As the EU secures a new trade deal with Mexico, Chris Horseman asks where UK producers stand as Brexit day approaches.
The new EU trade agreement with Mexico, concluded on April 21, could be great news for UK farmers – if Britain gets to benefit from the new deal’s provisions.
The Mexicans have offered EU exporters new tariff rate quotas of up to 50,000 tonnes for skimmed milk powder (SMP), as well as scrapping tariffs on agricultural products ranging from blue cheese to pork.
This holds out the promise of significantly increased sales to the world’s tenth most populous country, with firmer domestic prices as a result.

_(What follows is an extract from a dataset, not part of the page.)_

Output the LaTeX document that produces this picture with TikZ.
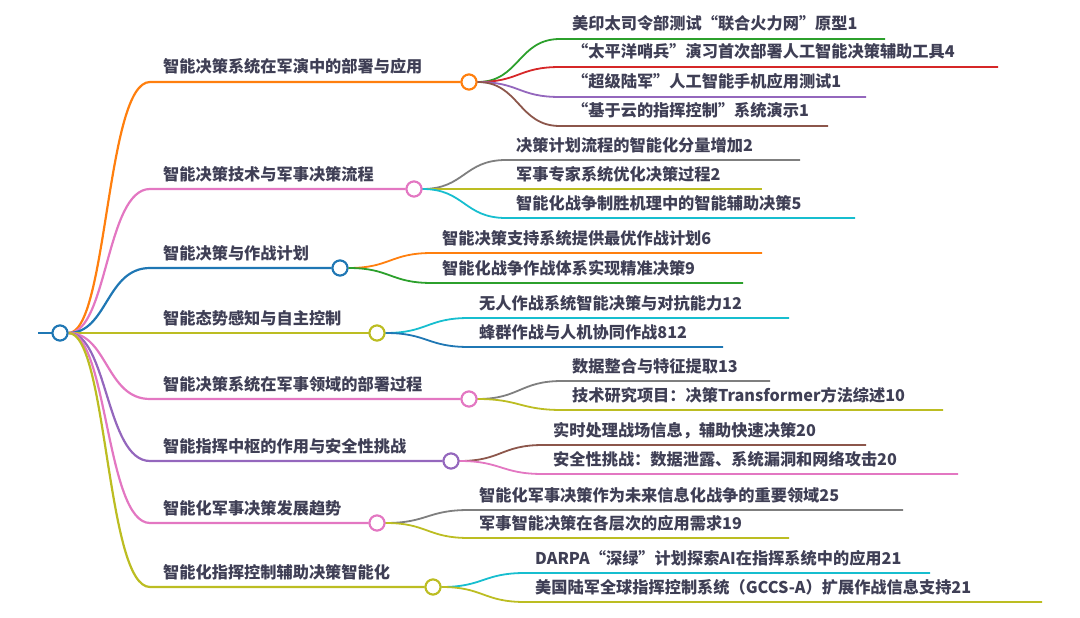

It is further good news to set alongside the EU’s soon-to-be-ratified trade agreements with Japan, another lucrative market for dairy and pork producers in particular, and with Singapore, a key trading hub for the South East Asian market.
But as Britain prepares to leave the EU, there is still no clarity as to whether, or how, UK farmers and traders might take advantage of these new openings.
The first priority for the UK is to retain access to the EU’s various trade agreements during the ‘implementation period’ which runs from Brexit day on March 29 next year, until the end of that period on December 31, 2020.
The EU is supportive, but it will rely on the goodwill of the trading partners concerned, who will, in effect, be asked to ‘pretend’ that Britain is still an EU member state during those 21 months.
On the assumption this is successfully navigated, the UK will then need to negotiate its own post-Brexit position toward those countries with whom the EU has existing trade deals.
Much of the focus until now has been on how to work out the UK’s share of EU import quotas, such as those for New Zealand lamb and butter.
But what should be the UK’s share of other countries’ concessions to the EU, including that 50,000t Mexican SMP quota, or Canada’s 16,000t quota for cheese?
A key issue will be whether the deals are actually ratified by the time the UK leaves the EU.
If they are not, then it will be down to the UK government to re-capture these market benefits when it launches its quest for new post-Brexit trade deals worldwide.
But, even if the deals do come into effect while the UK is still a member, tricky negotiations will still lie ahead – with both the EU and the trading partner concerned – to make sure Britain’s producers and manufacturers capture their fair share.